▶ [Written task] Retype word for word the first line of the listing and each line after it up to the line with "0.373, 0.412, 0.406]", with the pictures taken out.
[Begin]
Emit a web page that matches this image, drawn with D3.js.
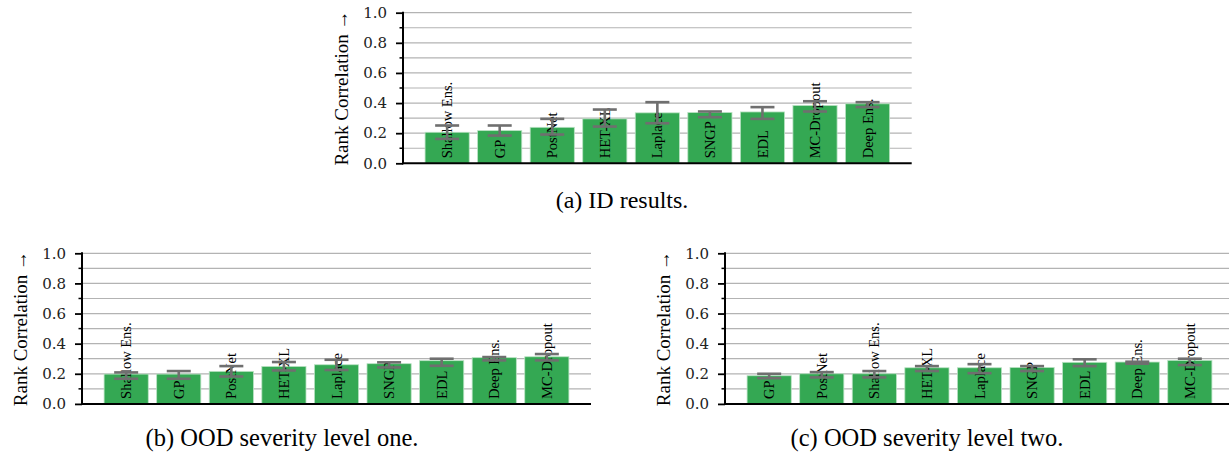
<!DOCTYPE html>
<html>
<head>
<meta charset="utf-8">
<script src="https://cdn.jsdelivr.net/npm/d3@7"></script>
<style>
  body { margin: 0; background: #fff; }
  svg { display: block; }
</style>
</head>
<body>
<script>
const W = 1229
const H = 453

// (a) ID results
const idMethods = ['Shallow Ens.', 'GP', 'PostNet', 'HET-XL', 'Laplace', 'SNGP', 'EDL', 'MC-Dropout', 'Deep Ens.']
const idMean = [0.206, 0.217, 0.239, 0.295, 0.335, 0.337, 0.341, 0.384, 0.395]
const idLow = [0.162, 0.184, 0.191, 0.244, 0.266, 0.306, 0.295, 0.344, 0.373]
const idHigh = [0.251, 0.251, 0.295, 0.357, 0.406, 0.344, 0.373, 0.412, 0.406]

// (b) OOD severity level one
const ood1Methods = ['Shallow Ens.', 'GP', 'PostNet', 'HET-XL', 'Laplace', 'SNGP', 'EDL', 'Deep Ens.', 'MC-Dropout']
const ood1Mean = [0.198, 0.198, 0.216, 0.249, 0.26, 0.267, 0.287, 0.307, 0.313]
const ood1Low = [0.167, 0.167, 0.182, 0.222, 0.225, 0.242, 0.253, 0.289, 0.289]
const ood1High = [0.209, 0.218, 0.251, 0.278, 0.293, 0.276, 0.3, 0.311, 0.331]

// (c) OOD severity level two
const ood2Methods = ['GP', 'PostNet', 'Shallow Ens.', 'HET-XL', 'Laplace', 'SNGP', 'EDL', 'Deep Ens.', 'MC-Dropout']
const ood2Mean = [0.187, 0.2, 0.2, 0.24, 0.24, 0.242, 0.276, 0.278, 0.289]
const ood2Low = [0.171, 0.176, 0.176, 0.218, 0.204, 0.218, 0.251, 0.267, 0.258]
const ood2High = [0.2, 0.211, 0.218, 0.251, 0.264, 0.251, 0.296, 0.28, 0.3]

const yTicks = [0, 0.2, 0.4, 0.6, 0.8, 1.0]
const yMinorTicks = [0.1, 0.3, 0.5, 0.7, 0.9]
const yLabel = 'Rank Correlation \u2192'

const BAR_COLOR = '#34a853'
const ERR_COLOR = '#6f6f6f'
const GRID_COLOR = '#b3b3b3'
const SERIF = '"Liberation Serif", "Times New Roman", serif'
const TICK_FONT = '"DejaVu Serif", serif'

const svg = d3.select('body').append('svg')
  .attr('width', W)
  .attr('height', H)

function drawPanel(p, methods, mean, low, high) {
  const x = d3.scaleBand()
    .domain(methods)
    .range([p.left, p.right])
    .paddingInner(0.16)
    .paddingOuter(0.42)
  const y = d3.scaleLinear().domain([0, 1]).range([p.bottom, p.top])

  const g = svg.append('g')
  const rows = methods.map((m, i) => ({ m, v: mean[i], lo: low[i], hi: high[i] }))

  // grid (major + minor)
  g.append('g')
    .selectAll('line')
    .data(yTicks.concat(yMinorTicks).filter(t => t > 0))
    .enter()
    .append('line')
    .attr('x1', p.left)
    .attr('x2', p.right)
    .attr('y1', d => y(d))
    .attr('y2', d => y(d))
    .attr('stroke', GRID_COLOR)
    .attr('stroke-width', 1.2)

  // bars
  g.append('g')
    .selectAll('rect')
    .data(rows)
    .enter()
    .append('rect')
    .attr('x', d => x(d.m))
    .attr('y', d => y(d.v))
    .attr('width', x.bandwidth())
    .attr('height', d => y(0) - y(d.v))
    .attr('fill', BAR_COLOR)
    .attr('stroke', '#b9e2c3')
    .attr('stroke-width', 0.8)

  // method names inside bars
  g.append('g')
    .selectAll('text')
    .data(rows)
    .enter()
    .append('text')
    .attr('transform', d => `translate(${x(d.m) + x.bandwidth() / 2},${y(0) - 5}) rotate(-90)`)
    .attr('dy', '0.35em')
    .attr('font-family', SERIF)
    .attr('font-size', 14.5)
    .attr('fill', '#000')
    .text(d => d.m)

  // error bars
  const eg = g.append('g')
    .attr('stroke', ERR_COLOR)
    .attr('stroke-width', 2.6)
  const cap = 12
  rows.forEach(d => {
    const cx = x(d.m) + x.bandwidth() / 2
    eg.append('line').attr('x1', cx).attr('x2', cx).attr('y1', y(d.lo)).attr('y2', y(d.hi))
    eg.append('line').attr('x1', cx - cap).attr('x2', cx + cap).attr('y1', y(d.lo)).attr('y2', y(d.lo))
    eg.append('line').attr('x1', cx - cap).attr('x2', cx + cap).attr('y1', y(d.hi)).attr('y2', y(d.hi))
  })

  // y axis
  const yAxis = d3.axisLeft(y)
    .tickValues(yTicks)
    .tickFormat(d3.format('.1f'))
    .tickSize(7)
    .tickPadding(9)
  const ax = g.append('g')
    .attr('transform', `translate(${p.left},0)`)
    .call(yAxis)
  ax.select('.domain').remove()
  ax.selectAll('.tick line').attr('stroke', '#000').attr('stroke-width', 1.8)
  ax.selectAll('.tick text')
    .attr('font-family', TICK_FONT)
    .attr('font-size', 15)
    .attr('fill', '#222')

  g.append('g')
    .selectAll('line')
    .data(yMinorTicks)
    .enter()
    .append('line')
    .attr('x1', p.left - 3.5)
    .attr('x2', p.left)
    .attr('y1', d => y(d))
    .attr('y2', d => y(d))
    .attr('stroke', '#000')
    .attr('stroke-width', 1.5)

  // spines
  g.append('line')
    .attr('x1', p.left).attr('x2', p.left)
    .attr('y1', y(1) - 1).attr('y2', y(0) + 1)
    .attr('stroke', '#000').attr('stroke-width', 2)
  g.append('line')
    .attr('x1', p.left - 1).attr('x2', p.right)
    .attr('y1', y(0)).attr('y2', y(0))
    .attr('stroke', '#000').attr('stroke-width', 2)

  // y label
  g.append('text')
    .attr('transform', `translate(${p.left - 62},${(y(0) + y(1)) / 2}) rotate(-90)`)
    .attr('text-anchor', 'middle')
    .attr('dy', '0.35em')
    .attr('font-family', SERIF)
    .attr('font-size', 19)
    .attr('fill', '#000')
    .text(yLabel)

  // caption
  svg.append('text')
    .attr('x', p.capX)
    .attr('y', p.capY)
    .attr('text-anchor', 'middle')
    .attr('font-family', SERIF)
    .attr('font-size', p.capSize)
    .attr('fill', '#000')
    .text(p.caption)
}

drawPanel({ left: 403, right: 911.7, top: 12.7, bottom: 163.3, capX: 622, capY: 208, capSize: 24, caption: '(a) ID results.' },
  idMethods, idMean, idLow, idHigh)
drawPanel({ left: 82, right: 591, top: 253.3, bottom: 403.9, capX: 282, capY: 446, capSize: 24.5, caption: '(b) OOD severity level one.' },
  ood1Methods, ood1Mean, ood1Low, ood1High)
drawPanel({ left: 725, right: 1234, top: 253.3, bottom: 403.9, capX: 927, capY: 446, capSize: 24.5, caption: '(c) OOD severity level two.' },
  ood2Methods, ood2Mean, ood2Low, ood2High)
</script>
</body>
</html>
[End]
▶ [Solution to this task]
Emit a web page that matches this image, drawn with D3.js.
<!DOCTYPE html>
<html>
<head>
<meta charset="utf-8">
<script src="https://cdn.jsdelivr.net/npm/d3@7"></script>
<style>
  body { margin: 0; background: #fff; }
  svg { display: block; }
</style>
</head>
<body>
<script>
const W = 1229
const H = 453

// (a) ID results
const idMethods = ['Shallow Ens.', 'GP', 'PostNet', 'HET-XL', 'Laplace', 'SNGP', 'EDL', 'MC-Dropout', 'Deep Ens.']
const idMean = [0.206, 0.217, 0.239, 0.295, 0.335, 0.337, 0.341, 0.384, 0.395]
const idLow = [0.162, 0.184, 0.191, 0.244, 0.266, 0.306, 0.295, 0.344, 0.373]
const idHigh = [0.251, 0.251, 0.295, 0.357, 0.406, 0.344, 0.373, 0.412, 0.406]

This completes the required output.